2. The amplitude and frequency of an audio frequency wave with respect to time can be seen as a wave plot, which can be readily displayed using librosa.
3. The MFCCs provide a total of 39 frequency and amplitude features. The amplitude of frequencies is connected to 12 parameters.

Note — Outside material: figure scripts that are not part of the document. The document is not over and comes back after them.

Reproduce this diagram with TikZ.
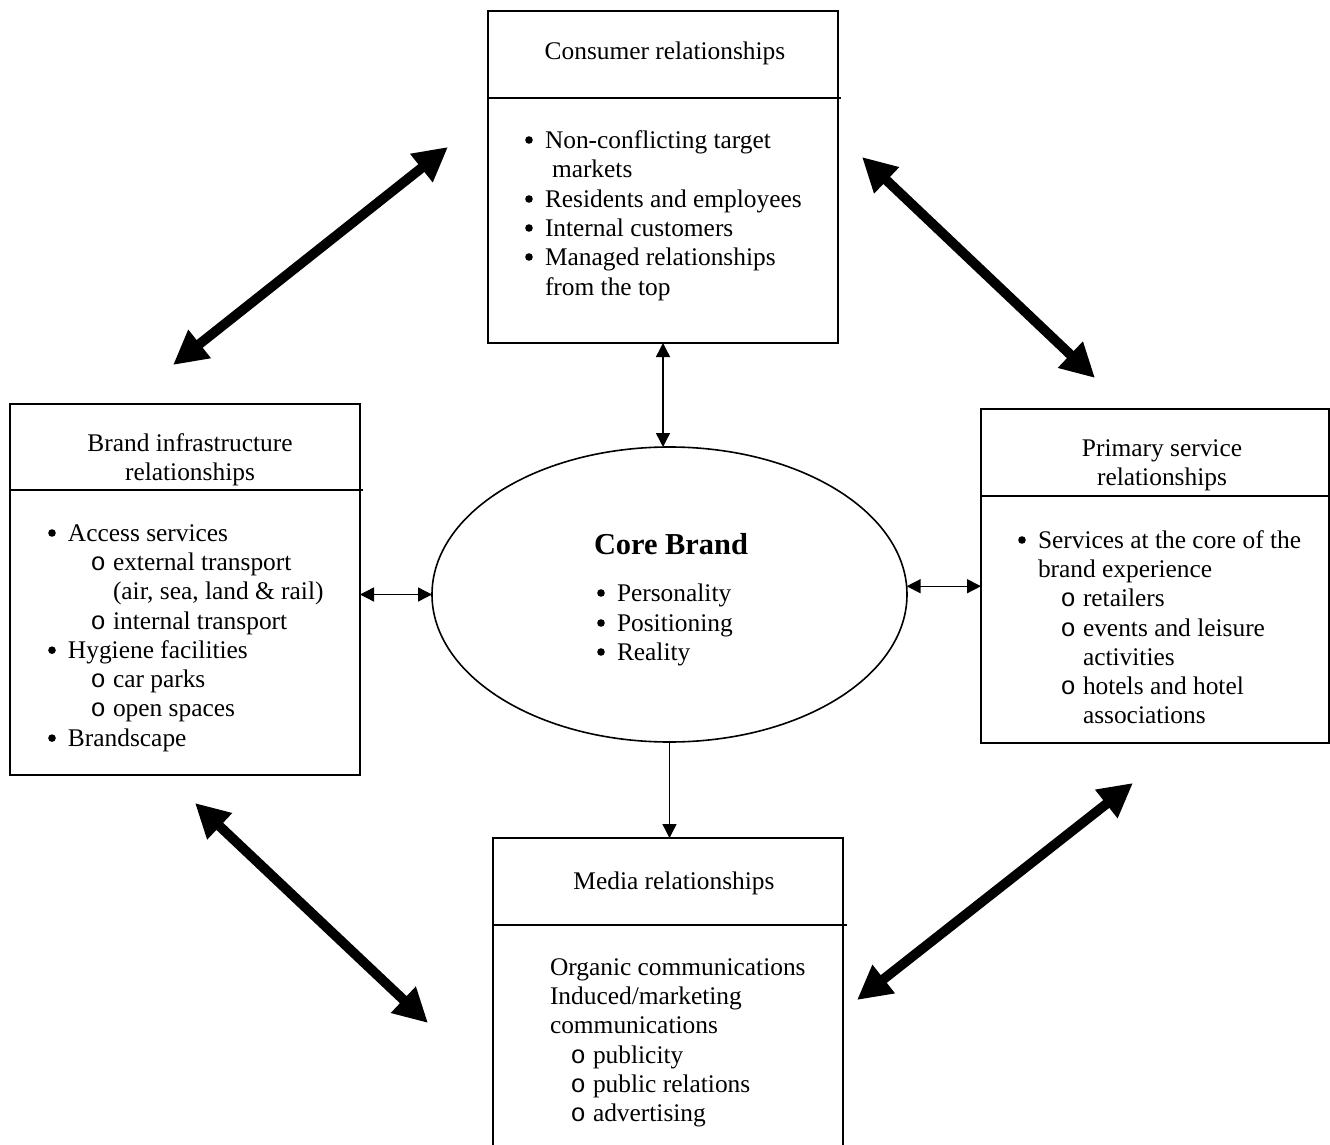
\documentclass[tikz,border=0pt]{standalone}
\usepackage{fontspec}
\setmainfont{Liberation Serif}
\newfontfamily\obul{Liberation Mono}
\usetikzlibrary{arrows.meta,shapes.geometric}
\newcommand\ol{\llap{{\obul o}\hspace{3.6pt}}}
\begin{document}
\begin{tikzpicture}[x=0.5pt,y=-0.5pt,
  box/.style={draw, line width=0.8pt, anchor=north west, inner sep=0pt, outer sep=0pt},
  divline/.style={line width=0.8pt},
  txt/.style={inner sep=0pt, outer sep=0pt, anchor=mid west, yshift=-1.8pt, font=\fontsize{12.7}{14.65}\selectfont},
  ttl/.style={inner sep=0pt, outer sep=0pt, anchor=mid, yshift=-1.8pt, font=\fontsize{12.7}{14.65}\selectfont},
  smallarrow/.style={line width=0.7pt, {Triangle[length=7pt,width=7pt]}-{Triangle[length=7pt,width=7pt]}},
  onearrow/.style={line width=0.7pt, -{Triangle[length=7pt,width=7pt]}},
  bigarrow/.style={line width=4.9pt, {Triangle[length=17pt,width=17pt]}-{Triangle[length=17pt,width=17pt]}}
]
\useasboundingbox (0,0) rectangle (1330,1145);

% boxes
\node[box, minimum width=175pt, minimum height=166pt] (cons) at (488,11) {};
\draw[divline] (488,98) -- (841,98);
\node[box, minimum width=175pt, minimum height=185.5pt] (brand) at (10,404) {};
\draw[divline] (10,490) -- (363,490);
\node[box, minimum width=174pt, minimum height=167pt] (prim) at (981,409) {};
\draw[divline] (981,496) -- (1330,496);
\node[box, draw=none, minimum width=175pt, minimum height=155pt] (media) at (493,838) {};
\draw[divline] (media.south west) -- (media.north west) -- (media.north east) -- (media.south east);
\draw[divline] (493,925) -- (847,925);

% core ellipse
\node[draw, ellipse, line width=0.8pt, minimum width=237.5pt, minimum height=147.5pt, inner sep=0pt, outer sep=0pt] (core) at (669.5,594.5) {};
\node[inner sep=0pt, anchor=mid, yshift=-1.8pt, font=\fontsize{15.2}{18}\selectfont\bfseries] (coret) at (671,546) {Core Brand};
\node[txt] (cb1) at (617,593) {Personality};
\node[txt] (cb2) at (617,623) {Positioning};
\node[txt] (cb3) at (617,652) {Reality};

% consumer relationships
\node[ttl] (ct) at (665,51) {Consumer relationships};
\node[txt] (c1) at (545,140) {Non-conflicting target};
\node[txt] (c2) at (552,169) {markets};
\node[txt] (c3) at (545,199) {Residents and employees};
\node[txt] (c4) at (545,228) {Internal customers};
\node[txt] (c5) at (545,257) {Managed relationships};
\node[txt] (c6) at (545,287) {from the top};

% brand infrastructure
\node[ttl] (bt1) at (190,443) {Brand infrastructure};
\node[ttl] (bt2) at (190,472) {relationships};
\node[txt] (b1) at (68,533) {Access services};
\node[txt] (b2) at (113,562.3) {\ol external transport};
\node[txt] (b3) at (113,591.6) {(air, sea, land \& rail)};
\node[txt] (b4) at (113,620.9) {\ol internal transport};
\node[txt] (b5) at (68,650.2) {Hygiene facilities};
\node[txt] (b6) at (113,679.5) {\ol car parks};
\node[txt] (b7) at (113,708.8) {\ol open spaces};
\node[txt] (b8) at (68,738.1) {Brandscape};

% primary service
\node[ttl] (pt1) at (1162,448) {Primary service};
\node[ttl] (pt2) at (1162,477) {relationships};
\node[txt] (p1) at (1038,540) {Services at the core of the};
\node[txt] (p2) at (1038,569.3) {brand experience};
\node[txt] (p3) at (1083,598.6) {\ol retailers};
\node[txt] (p4) at (1083,627.9) {\ol events and leisure};
\node[txt] (p5) at (1083,657.2) {activities};
\node[txt] (p6) at (1083,686.5) {\ol hotels and hotel};
\node[txt] (p7) at (1083,715.8) {associations};

% media
\node[ttl] (mt) at (674,881) {Media relationships};
\node[txt] (m1) at (550,967) {Organic communications};
\node[txt] (m2) at (550,996.3) {Induced/marketing};
\node[txt] (m3) at (550,1025.6) {communications};
\node[txt] (m4) at (593,1054.9) {\ol publicity};
\node[txt] (m5) at (593,1084.2) {\ol public relations};
\node[txt] (m6) at (593,1113.5) {\ol advertising};

% bullets
\foreach \n in {cb1,cb2,cb3,c1,c3,c4,c5,b1,b5,b8,p1}
  \fill (\n.mid west) ++(-16,-3.6) circle (1.9pt);

% small connectors
\draw[smallarrow] (cons.south) -- (cons.south |- core.north);
\draw[smallarrow] (core.west -| brand.east) -- (core.west);
\draw[smallarrow] (core.2.8) -- (core.2.8 -| prim.west);
\draw[onearrow] (core.south) -- (core.south |- media.north);

% big arrows
\coordinate (a1s) at (173,365); \coordinate (a1e) at (448,147);
\coordinate (a2s) at (862,157); \coordinate (a2e) at (1095,378);
\coordinate (a3s) at (195,803); \coordinate (a3e) at (428,1023);
\coordinate (a4s) at (857,1000); \coordinate (a4e) at (1133,783);
\draw[bigarrow] (a1s) -- (a1e);
\draw[bigarrow] (a2s) -- (a2e);
\draw[bigarrow] (a3s) -- (a3e);
\draw[bigarrow] (a4s) -- (a4e);
\end{tikzpicture}
\end{document}
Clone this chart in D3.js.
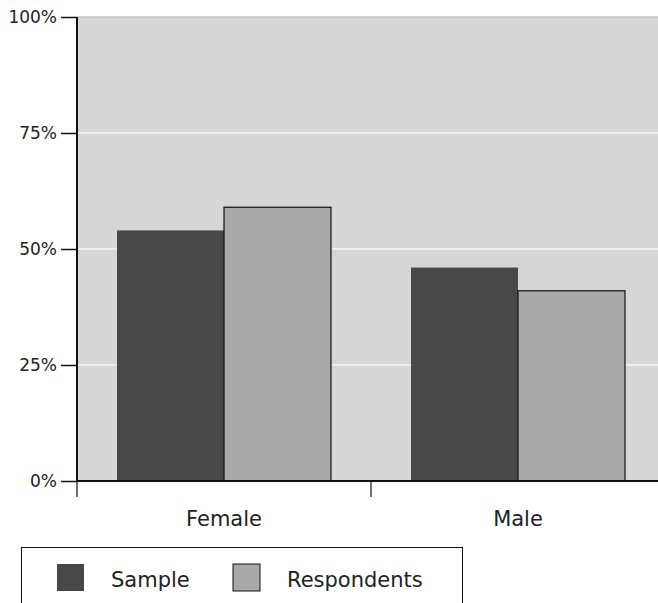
<!DOCTYPE html>
<html><head><meta charset="utf-8">
<script src="https://cdn.jsdelivr.net/npm/d3@7"></script>
<style>
html,body{margin:0;padding:0;background:#fff;}
svg{display:block;font-family:"DejaVu Sans",sans-serif;}
</style></head>
<body><svg id="chart" width="658" height="603"></svg>
<script>
const categories = ["Female", "Male"];
const seriesNames = ["Sample", "Respondents"];
const sampleValues = [54, 46];
const respondentValues = [59, 41];
const yTicks = [0, 25, 50, 75, 100];

(function(){
const colors = {Sample: "#484848", Respondents: "#a9a9a9"};
const svg = d3.select("#chart");
const mLeft = 77, mTop = 17, mBottom = 481, mRight = 665;

const x = d3.scaleBand().domain(categories).range([mLeft, mRight]).paddingInner(0).paddingOuter(0);
const x1 = d3.scaleBand().domain(seriesNames).range([40, x.bandwidth() - 40]);
const y = d3.scaleLinear().domain([0, 100]).range([mBottom, mTop]);

svg.append("rect").attr("x", mLeft).attr("y", mTop).attr("width", 658 - mLeft).attr("height", mBottom - mTop).attr("fill", "#d6d6d6");

svg.append("g").selectAll("line").data(yTicks.filter(d => d > 0)).join("line")
  .attr("x1", mLeft).attr("x2", 658).attr("y1", d => y(d)).attr("y2", d => y(d))
  .attr("stroke", d => d === 100 ? "#c4c4c4" : "#f4f4f4").attr("stroke-width", 1.5);

const data = categories.map((c, i) => ({cat: c, values: [
  {s: "Sample", v: sampleValues[i]}, {s: "Respondents", v: respondentValues[i]}]}));

const groups = svg.append("g").selectAll("g").data(data).join("g")
  .attr("transform", d => `translate(${x(d.cat)},0)`);
groups.selectAll("rect").data(d => d.values).join("rect")
  .attr("x", d => x1(d.s)).attr("width", x1.bandwidth())
  .attr("y", d => y(d.v)).attr("height", d => y(0) - y(d.v))
  .attr("fill", d => colors[d.s])
  .attr("stroke", d => d.s === "Respondents" ? "#111" : "none")
  .attr("stroke-width", 1.2);

const yAxis = d3.axisLeft(y).tickValues(yTicks).tickFormat(d => d + "%").tickSize(16).tickPadding(4);
const gy = svg.append("g").attr("transform", `translate(${mLeft},0)`).call(yAxis);
gy.attr("font-family", "DejaVu Sans");
gy.select(".domain").attr("stroke", "#111").attr("stroke-width", 2).attr("d", `M0,${mTop}V${mBottom}`);
gy.selectAll(".tick line").attr("stroke", "#111").attr("stroke-width", 1.5);
gy.selectAll(".tick text").attr("font-size", 17).attr("fill", "#222");

svg.append("line").attr("x1", mLeft).attr("x2", 658).attr("y1", mBottom).attr("y2", mBottom)
  .attr("stroke", "#111").attr("stroke-width", 2);
svg.append("g").selectAll("line").data(categories).join("line")
  .attr("x1", d => x(d)).attr("x2", d => x(d)).attr("y1", mBottom).attr("y2", mBottom + 16)
  .attr("stroke", "#111").attr("stroke-width", 1.2);
svg.append("g").selectAll("text").data(categories).join("text")
  .attr("x", d => x(d) + x.bandwidth() / 2).attr("y", 526)
  .attr("text-anchor", "middle").attr("font-size", 21).attr("fill", "#222").text(d => d);

const lg = svg.append("g");
lg.append("rect").attr("x", 21.5).attr("y", 547.5).attr("width", 441).attr("height", 70)
  .attr("fill", "#fff").attr("stroke", "#111").attr("stroke-width", 1);
const legendX = d3.scaleOrdinal().domain(seriesNames).range([57, 233]);
const li = lg.selectAll("g").data(seriesNames).join("g")
  .attr("transform", d => `translate(${legendX(d)},564)`);
li.append("rect").attr("width", 27).attr("height", 27)
  .attr("fill", d => colors[d]).attr("stroke", d => d === "Respondents" ? "#111" : "none");
li.append("text").attr("x", 54).attr("y", 23).attr("font-size", 21).attr("fill", "#222").text(d => d);
})();
</script></body></html>
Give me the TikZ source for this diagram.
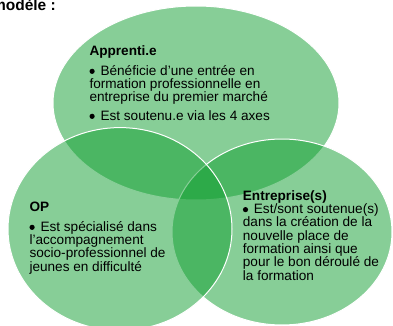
\documentclass[tikz,border=0pt]{standalone}
\usepackage{fontspec}
\setmainfont{Liberation Sans}
\definecolor{venn}{RGB}{17,159,49}
\newcommand\bul{\makebox[11pt][l]{\tikz[baseline=0pt]\fill[black] (2.7pt,3.9pt) circle[radius=2.6pt];}}
\newcommand\tp{\rule{0pt}{10pt}}
\begin{document}
\begin{tikzpicture}[x=1pt,y=-1pt,
  circ/.style={fill=venn, fill opacity=0.5, draw=white, draw opacity=1, line width=1pt},
  txt/.style={anchor=north west, inner sep=0pt, align=left, text=black,
    font=\fontsize{13.6}{13.33}\selectfont}]
\useasboundingbox (0,0) rectangle (393,326);
\clip (0,0) rectangle (393,326);
\fill[white] (0,0) rectangle (393,326);
% ellipses
\path[circ] (196,103) ellipse [x radius=143, y radius=97];
\path[circ] (282,232) ellipse [x radius=110, y radius=93];
\path[circ] (120,229) ellipse [x radius=112, y radius=101.4];
% title
\node[anchor=base east, inner sep=0pt, font=\fontsize{15.5}{15.5}\selectfont\bfseries] (title) at (56,10.5) {modèle :};
% texts
\node[txt] (app) at (89.3,45) {\tp\textbf{Apprenti.e}\\[6.7pt]
\bul Bénéficie d’une entrée en\\
formation professionnelle en\\
entreprise du premier marché\\[5pt]
\bul Est soutenu.e via les 4 axes};
\node[txt] (op) at (29.3,201.7) {\tp\textbf{OP}\\[6pt]
\bul Est spécialisé dans\\
l’accompagnement\\
socio-professionnel de\\
jeunes en difficulté};
\node[txt] (ent) at (242.7,190) {\tp\textbf{Entreprise(s)}\\
\bul Est/sont soutenue(s)\\
dans la création de la\\
nouvelle place de\\
formation ainsi que\\
pour le bon déroulé de\\
la formation};
\end{tikzpicture}
\end{document}
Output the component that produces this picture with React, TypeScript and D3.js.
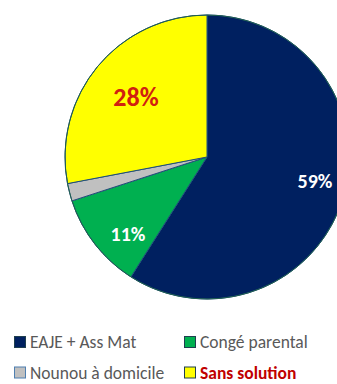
import React from "react";
import * as d3 from "d3";

const categories = ["EAJE + Ass Mat", "Congé parental", "Nounou à domicile", "Sans solution"];
const values = [59, 11, 2, 28];
const labels = ["59%", "11%", "", "28%"];
const colors = ["#002060", "#00b050", "#c0c0c0", "#ffff00"];
const legendOrder = [0, 1, 2, 3];

export default function App() {
  const W = 337, H = 384;
  const cx = 207, cy = 157, r = 142;
  const pie = d3.pie<number>().sort(null).value((d) => d)(values);
  const arc = d3.arc<d3.PieArcDatum<number>>().innerRadius(0).outerRadius(r);
  const labelPos = [
    [315, 181],
    [128, 234],
    [0, 0],
    [136, 97],
  ];
  const legendPos = [
    [14, 342],
    [184, 342],
    [14, 372.5],
    [184, 372.5],
  ];
  const font = "Carlito, Calibri, 'Open Sans', 'Noto Sans', sans-serif";
  return (
    <svg width={W} height={H} style={{ position: "absolute", left: 0, top: 0, background: "#fff" }}>
      <g transform={`translate(${cx},${cy})`}>
        {pie.map((p, i) => (
          <path key={i} d={arc(p) || ""} fill={colors[i]} stroke="#1f4e79" strokeWidth={1} />
        ))}
        <circle r={r} fill="none" stroke="#1f5e4f" strokeWidth={1} />
      </g>
      {labels.map((l, i) =>
        l ? (
          <text
            key={i}
            x={labelPos[i][0]}
            y={labelPos[i][1]}
            textAnchor="middle"
            dominantBaseline="central"
            fontFamily={font}
            fontWeight="bold"
            fontSize={i === 3 ? 26 : 20}
            fill={i === 3 ? "#d02010" : "#ffffff"}
          >
            {l}
          </text>
        ) : null
      )}
      {legendOrder.map((i, k) => (
        <g key={i} transform={`translate(${legendPos[k][0]},${legendPos[k][1]})`}>
          <rect x={0.5} y={-5.5} width={11} height={11} fill={colors[i]} stroke={i === 2 ? "#4f7fb0" : "#1f3f4f"} strokeWidth={1} />
          <text
            x={16}
            y={0}
            dominantBaseline="central"
            fontFamily={font}
            fontSize={17.5}
            fontWeight={i === 3 ? "bold" : "normal"}
            fill={i === 3 ? "#c00000" : "#595959"}
          >
            {categories[i]}
          </text>
        </g>
      ))}
    </svg>
  );
}
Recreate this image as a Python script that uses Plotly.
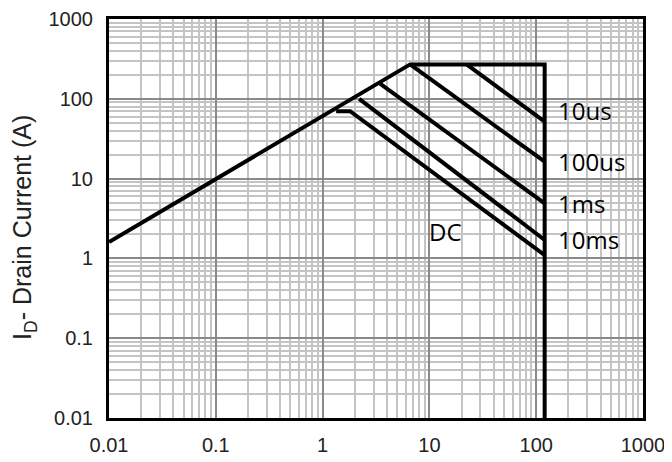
import numpy as np
import plotly.graph_objects as go

# Safe operating area curves (V_DS in V, I_D in A)
envelope_v = [0.01, 6.6, 120, 120]
envelope_i = [1.6, 270, 270, 0.01]

us10_v = [22.3, 120]
us10_i = [270, 51.6]

us100_v = [6.6, 120]
us100_i = [270, 16.3]

ms1_v = [3.45, 120]
ms1_i = [155, 4.9]

ms10_v = [2.2, 120]
ms10_i = [100, 1.7]

dc_v = [1.34, 1.81, 120]
dc_i = [70, 70, 1.1]

curve_labels = ["10us", "100us", "1ms", "10ms", "DC"]
label_v = [152, 152, 152, 152, 14.3]
label_i = [72, 16.3, 4.9, 1.75, 2.2]

tick_vals = [0.01, 0.1, 1, 10, 100, 1000]
tick_text = ["0.01", "0.1", "1", "10", "100", "1000"]

y_title = "I<sub>D</sub>- Drain Current (A)"

fig = go.Figure()
line_style = dict(color="black", width=4)
for xs, ys in [(envelope_v, envelope_i), (us10_v, us10_i), (us100_v, us100_i),
               (ms1_v, ms1_i), (ms10_v, ms10_i), (dc_v, dc_i)]:
    fig.add_trace(go.Scatter(x=xs, y=ys, mode="lines", line=line_style,
                             showlegend=False, hoverinfo="skip"))

for txt, xv, yv in zip(curve_labels, label_v, label_i):
    fig.add_annotation(x=np.log10(xv), y=np.log10(yv), text=txt, showarrow=False,
                       xref="x", yref="y",
                       xanchor="left" if txt != "DC" else "center", yanchor="middle",
                       font=dict(family="Open Sans", size=24, color="black"))

# y-axis title as a rotated annotation so its position can match
fig.add_annotation(x=-0.158, y=0.478, xref="paper", yref="paper", text=y_title,
                   textangle=-90, showarrow=False, xanchor="center", yanchor="middle",
                   font=dict(family="Liberation Sans", size=25, color="#222222"))

axis_common = dict(
    type="log", range=[-2, 3], automargin=False,
    tickmode="array", tickvals=tick_vals, ticktext=tick_text,
    showgrid=True, gridcolor="#8a8a8a", gridwidth=2,
    minor=dict(dtick="D1", showgrid=True, gridcolor="#c4c4c4", gridwidth=2, ticks=""),
    showline=True, linecolor="black", linewidth=3, mirror=True,
    ticks="", zeroline=False,
    tickfont=dict(family="Liberation Sans", size=20, color="#222222"),
)

fig.update_xaxes(**axis_common, ticklabelstandoff=7)
fig.update_yaxes(**axis_common, ticklabelstandoff=9)

# the page body adds an 8px margin, so the figure is sized to fit the window
fig.update_layout(
    width=664, height=454,
    margin=dict(l=101, r=29, t=11, b=44),
    paper_bgcolor="white", plot_bgcolor="white",
    showlegend=False,
)

fig.write_html("out.html")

It means it gives us enough frequency channels to study audio, which is why MFCCs are employed for feature extraction in audios everywhere.
4. MFCC's main function is to remove vocal excitation (pitch information) from audio by dividing it into frames, make extracted features independent, adapt the loudness and frequency of sound to human levels, and capture the context.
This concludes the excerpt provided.